DATA SECTION:
****************************************

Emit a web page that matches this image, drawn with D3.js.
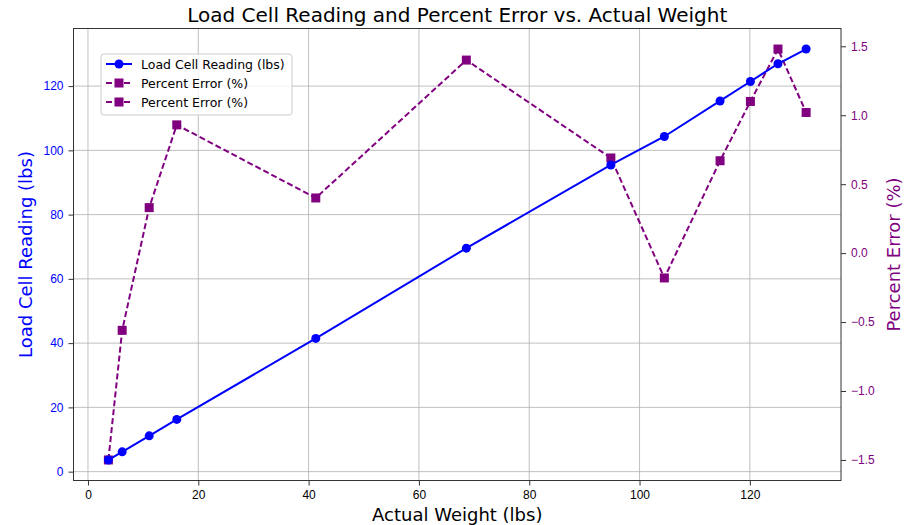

****************************************

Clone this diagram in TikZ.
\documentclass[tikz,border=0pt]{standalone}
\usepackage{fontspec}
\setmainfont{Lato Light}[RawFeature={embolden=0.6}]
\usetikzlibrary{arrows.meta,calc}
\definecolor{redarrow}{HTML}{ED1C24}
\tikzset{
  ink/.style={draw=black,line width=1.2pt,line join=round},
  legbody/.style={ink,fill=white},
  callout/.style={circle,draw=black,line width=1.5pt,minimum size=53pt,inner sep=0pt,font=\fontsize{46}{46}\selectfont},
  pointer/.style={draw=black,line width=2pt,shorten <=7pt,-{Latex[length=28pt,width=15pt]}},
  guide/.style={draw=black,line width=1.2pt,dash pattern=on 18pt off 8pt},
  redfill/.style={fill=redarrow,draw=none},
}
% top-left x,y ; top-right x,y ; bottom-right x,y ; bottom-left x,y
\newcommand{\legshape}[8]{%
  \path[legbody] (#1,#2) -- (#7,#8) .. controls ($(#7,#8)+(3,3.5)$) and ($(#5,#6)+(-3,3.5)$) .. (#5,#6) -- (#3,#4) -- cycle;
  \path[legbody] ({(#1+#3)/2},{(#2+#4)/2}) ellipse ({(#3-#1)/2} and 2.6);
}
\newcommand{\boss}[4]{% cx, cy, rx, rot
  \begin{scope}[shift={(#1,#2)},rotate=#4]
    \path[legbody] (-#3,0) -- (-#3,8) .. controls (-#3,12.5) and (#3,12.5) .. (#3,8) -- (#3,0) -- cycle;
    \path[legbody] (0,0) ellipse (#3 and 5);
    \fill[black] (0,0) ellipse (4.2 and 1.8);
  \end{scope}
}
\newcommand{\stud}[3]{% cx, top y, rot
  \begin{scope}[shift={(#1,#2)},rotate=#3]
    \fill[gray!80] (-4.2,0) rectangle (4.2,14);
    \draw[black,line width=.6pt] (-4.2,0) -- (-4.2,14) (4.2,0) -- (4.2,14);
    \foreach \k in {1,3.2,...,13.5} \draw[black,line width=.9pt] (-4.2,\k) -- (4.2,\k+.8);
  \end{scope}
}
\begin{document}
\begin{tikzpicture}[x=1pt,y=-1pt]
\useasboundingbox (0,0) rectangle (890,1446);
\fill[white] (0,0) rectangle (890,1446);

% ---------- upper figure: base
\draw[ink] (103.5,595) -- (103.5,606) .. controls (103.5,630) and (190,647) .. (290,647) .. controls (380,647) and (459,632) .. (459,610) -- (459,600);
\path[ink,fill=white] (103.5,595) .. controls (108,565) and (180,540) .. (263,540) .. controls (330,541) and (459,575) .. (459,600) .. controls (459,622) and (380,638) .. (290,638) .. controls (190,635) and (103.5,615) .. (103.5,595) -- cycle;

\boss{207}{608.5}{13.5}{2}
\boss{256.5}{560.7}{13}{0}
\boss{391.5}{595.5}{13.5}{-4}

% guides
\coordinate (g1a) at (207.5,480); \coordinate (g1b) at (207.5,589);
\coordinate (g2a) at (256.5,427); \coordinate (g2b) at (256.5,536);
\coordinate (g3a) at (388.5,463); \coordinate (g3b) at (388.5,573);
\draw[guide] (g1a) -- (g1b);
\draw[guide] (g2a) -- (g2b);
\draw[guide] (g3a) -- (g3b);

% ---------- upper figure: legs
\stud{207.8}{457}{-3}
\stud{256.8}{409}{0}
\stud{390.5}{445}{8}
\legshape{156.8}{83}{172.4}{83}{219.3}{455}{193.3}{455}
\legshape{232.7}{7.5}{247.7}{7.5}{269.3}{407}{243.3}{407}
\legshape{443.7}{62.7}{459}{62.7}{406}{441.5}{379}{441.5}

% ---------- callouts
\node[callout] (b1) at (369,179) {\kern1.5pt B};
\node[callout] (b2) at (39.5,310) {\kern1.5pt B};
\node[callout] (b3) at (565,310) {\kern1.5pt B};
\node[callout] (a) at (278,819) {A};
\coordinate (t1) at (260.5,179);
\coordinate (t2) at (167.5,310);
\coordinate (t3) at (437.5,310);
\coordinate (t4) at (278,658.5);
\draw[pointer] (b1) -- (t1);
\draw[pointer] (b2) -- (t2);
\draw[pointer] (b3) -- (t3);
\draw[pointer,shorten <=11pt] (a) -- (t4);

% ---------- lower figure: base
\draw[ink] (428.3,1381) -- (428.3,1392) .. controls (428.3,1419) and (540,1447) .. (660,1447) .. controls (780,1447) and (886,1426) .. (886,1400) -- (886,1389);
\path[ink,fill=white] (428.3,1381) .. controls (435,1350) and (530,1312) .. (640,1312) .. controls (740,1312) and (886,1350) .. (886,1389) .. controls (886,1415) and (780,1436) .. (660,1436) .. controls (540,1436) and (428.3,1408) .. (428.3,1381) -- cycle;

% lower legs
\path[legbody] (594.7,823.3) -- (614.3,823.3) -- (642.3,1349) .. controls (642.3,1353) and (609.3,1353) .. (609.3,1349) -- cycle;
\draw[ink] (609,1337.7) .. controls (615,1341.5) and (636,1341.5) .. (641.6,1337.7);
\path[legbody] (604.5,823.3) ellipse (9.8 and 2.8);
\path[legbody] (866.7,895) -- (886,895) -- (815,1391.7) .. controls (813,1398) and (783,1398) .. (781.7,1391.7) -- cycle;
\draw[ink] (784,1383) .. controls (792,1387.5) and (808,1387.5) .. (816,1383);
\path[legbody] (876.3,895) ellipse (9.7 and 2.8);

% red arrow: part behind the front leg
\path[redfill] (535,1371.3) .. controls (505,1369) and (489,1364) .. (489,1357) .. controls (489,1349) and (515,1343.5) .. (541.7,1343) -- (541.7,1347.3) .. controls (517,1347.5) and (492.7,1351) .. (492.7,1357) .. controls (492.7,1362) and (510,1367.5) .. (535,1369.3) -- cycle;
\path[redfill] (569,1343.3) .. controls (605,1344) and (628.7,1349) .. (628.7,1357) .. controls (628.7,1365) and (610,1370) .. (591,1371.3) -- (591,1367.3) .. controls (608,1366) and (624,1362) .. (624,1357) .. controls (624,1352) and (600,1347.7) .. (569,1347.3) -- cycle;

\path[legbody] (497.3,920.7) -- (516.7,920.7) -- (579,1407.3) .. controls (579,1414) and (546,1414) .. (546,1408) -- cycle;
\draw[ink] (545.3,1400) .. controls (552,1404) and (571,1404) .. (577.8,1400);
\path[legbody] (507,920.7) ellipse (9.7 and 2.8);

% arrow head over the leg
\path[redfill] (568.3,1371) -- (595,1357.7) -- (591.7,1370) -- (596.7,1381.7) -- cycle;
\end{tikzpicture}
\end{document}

****************************************

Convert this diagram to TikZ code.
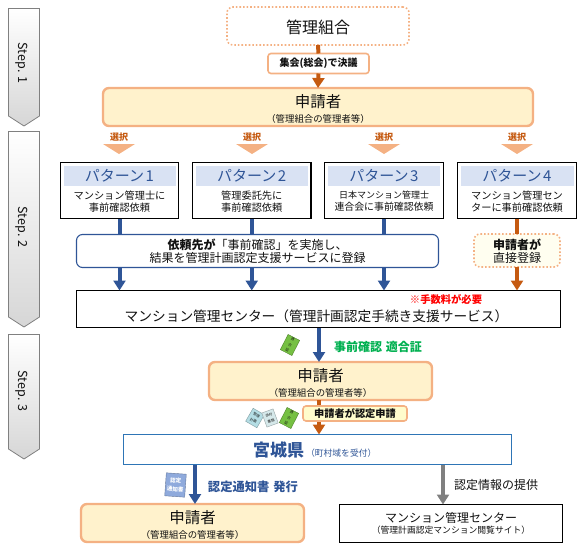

****************************************

INSTRUCTIONS TO FOLLOW:
Copy all lines from the material that hold "this".

TASK OUTPUT:
Emit a web page that matches this image, drawn with D3.js.
Clone this diagram in TikZ.
Convert this diagram to TikZ code.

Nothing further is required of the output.